I seem to be completely lost with integration.
I have to integrate $f(x)=x^2$ on $x\in[0,a]$
What I have got so far: I partition the interval $[0,a]$ $$ 0 = x_0 < x_1 < \dots < x_{n-1} < x_n = a $$ So the subintervals are $ [x_{i}-x_{i-1}] $ long. I know that in Darboux integration, it is not necessary for the rectangles (the ones which approximate the function from below and above) to have equal width. Their height is either $$m_i = \inf_{x \in [x_{i-1},x_i]}f(x),$$ for the rectangles below or $$M_i=\sup_{x \in [x_{i-1},x_i]}f(x),$$ that is for the rectangles 'above'. So the lower Darboux sum is: $$ L(f,P)=\sum_{i}^{n}{m_i(x_{i}-x_{i-1})} $$ and the other one is: $$ U(f,P)=\sum_{i}^{n}{M_i(x_{i}-x_{i-1})}$$ I can see, from the graph of the function, that $m_i=x_{i-1}^2$ and $M_i=x_i^2$ so I can plug those in: $$ L(f,P)=\sum_{i}^{n}{x_{i-1}^2(x_{i}-x_{i-1})} $$ I could do the same with the upper one. But here I am stuck, don't I need to somehow define an $x_i$? A partition? But how do I do that without making all the subintervals of equal length? Integrating on $[0,1]$ is easier, because I can say that they are of equal length and it is $\frac{1}{n}$, so $n$ number of these equals $1$ and that is the 'right side' of the interval.

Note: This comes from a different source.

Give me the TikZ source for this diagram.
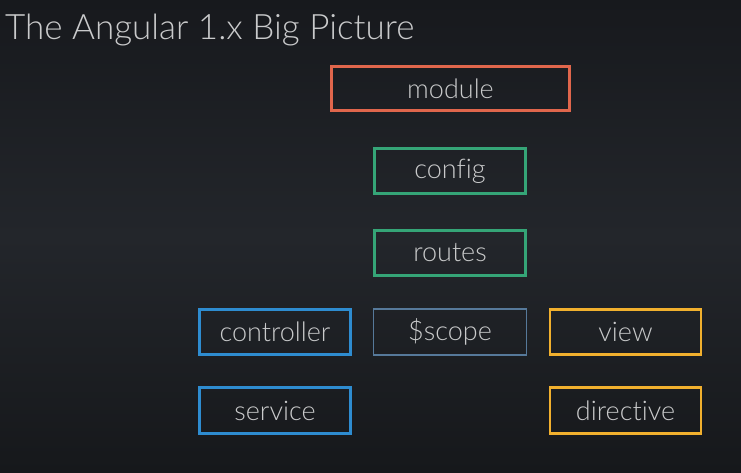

I think I am am missing something here. Could you please elaborate so that I can understand what this is all about?
Any polynomial is a continuous function: in particular, any polynomial is Riemann-integrable over a compact interval. Once we have Riemann integrability granted, we may just consider uniform partitions of the integration range, leading to $$ \int_{0}^{a}x^2\,dx =\lim_{n\to +\infty}\frac{a}{n}\sum_{k=1}^{n}\left(\frac{ak}{n}\right)^2 =a^3 \lim_{n\to +\infty}\frac{1}{n^3}\sum_{k=1}^{n}k^2.\tag{1}$$ Due to the Hockey-stick identity we have $$ \sum_{k=1}^{n}\binom{k}{2}=\binom{n+1}{3},\qquad \sum_{k=1}^{n}\binom{k}{1}=\binom{n+1}{2}\tag{2}$$ hence from $k^2 = 2\binom{k}{2}+\binom{k}{1}$ it follows that $$ \sum_{k=1}^{n}k^2 = \frac{n(n+1)(2n+1)}{6} \tag{3}$$ and by plugging in such identity into the RHS of $(1)$ we get:
$$ \int_{0}^{a}x^2\,dx = a^3 \lim_{n\to +\infty}\frac{n(n+1)(2n+1)}{6n^3}=\color{red}{\frac{a^3}{3}}.\tag{4}$$